分析人士认为,未来平台贷款的偿债能力首先取决于投资项目的运营效益,因为公路等基础设施及园区是主要投资项目,而这些项目的盈利更多取决于宏观经济的发展,因此风险将更多地取决于各地经济的发展。此外,融资平台的公益性项目的偿债能力则取决于地方财政实力,地方财政实力部分由税收决定,部分受土地出让金收入影响较大,考虑到大多数贷款的抵押是以土地房屋为抵押品的,因此房地产,特别是土地交易和价值对整体还债能力也有较大的影响。
拿“冲击社会信用”来说,“无论现代金融理论被表述得如何高深和复杂,始终都离不开市场经济的一个基本要求,即用钱者必须为出钱者负责任。
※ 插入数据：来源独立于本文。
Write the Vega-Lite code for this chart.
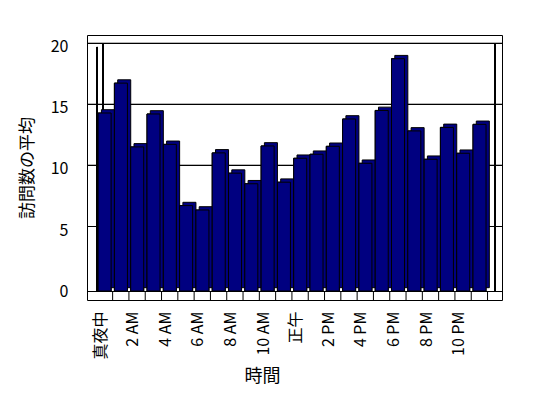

”长期从事地方政府债务研究的国家行政学院经济学教研部教授时红秀对《经济参考报》记者说,现在的局面是,地方政府与国有银行,一方只希望扩张,并不承担投资失败的后果,因为它们不可能破产;另一方大胆放贷,与向民营企业放贷相比,对地方政府项目的任何贷款都不用担心被严格地问责,即使产生了大量不良资产,历史经验和现实经验都告诉它,不要紧,大不了中央政府再兜一次底。
接受《经济参考报》采访的专家认为,在清理地方融资平台过程中,中断部分项目的贷款对于风险控制可能是必要的,当然也应在长期路径上,预防和从根本上控制地方融资平台的系统性风险。在时红秀看来,短期清理措施还要更加重视体制机制建设,对财政预算审计要机制化和常态化、通过预算公开加强政府债务信息披露、通过资本市场加强政府债务信息披露、强化各级人大对政府举债行为的监督。
从2009年开始,中央政府连续三年代发地方债,每年规模为2000亿元,弥补地方预算收支差,列入省级预算管理。时红秀认为,长远之举在于继续推进政府改革和金融改革,要建立金融机构破产清算制度。“要明确,金融机构不得再允许以公共信用补充资本金,凡是银行业重组改制后形成的任何不良资产,只能自行消化。尤其是本次地方政府债务积累中,银行与地方政府及其融资平台的债权债务关系只能按有关法律处理。”他认为,国有银行要建立健全不良贷款责任追究制度,近期针对政府融资项目要重点监测。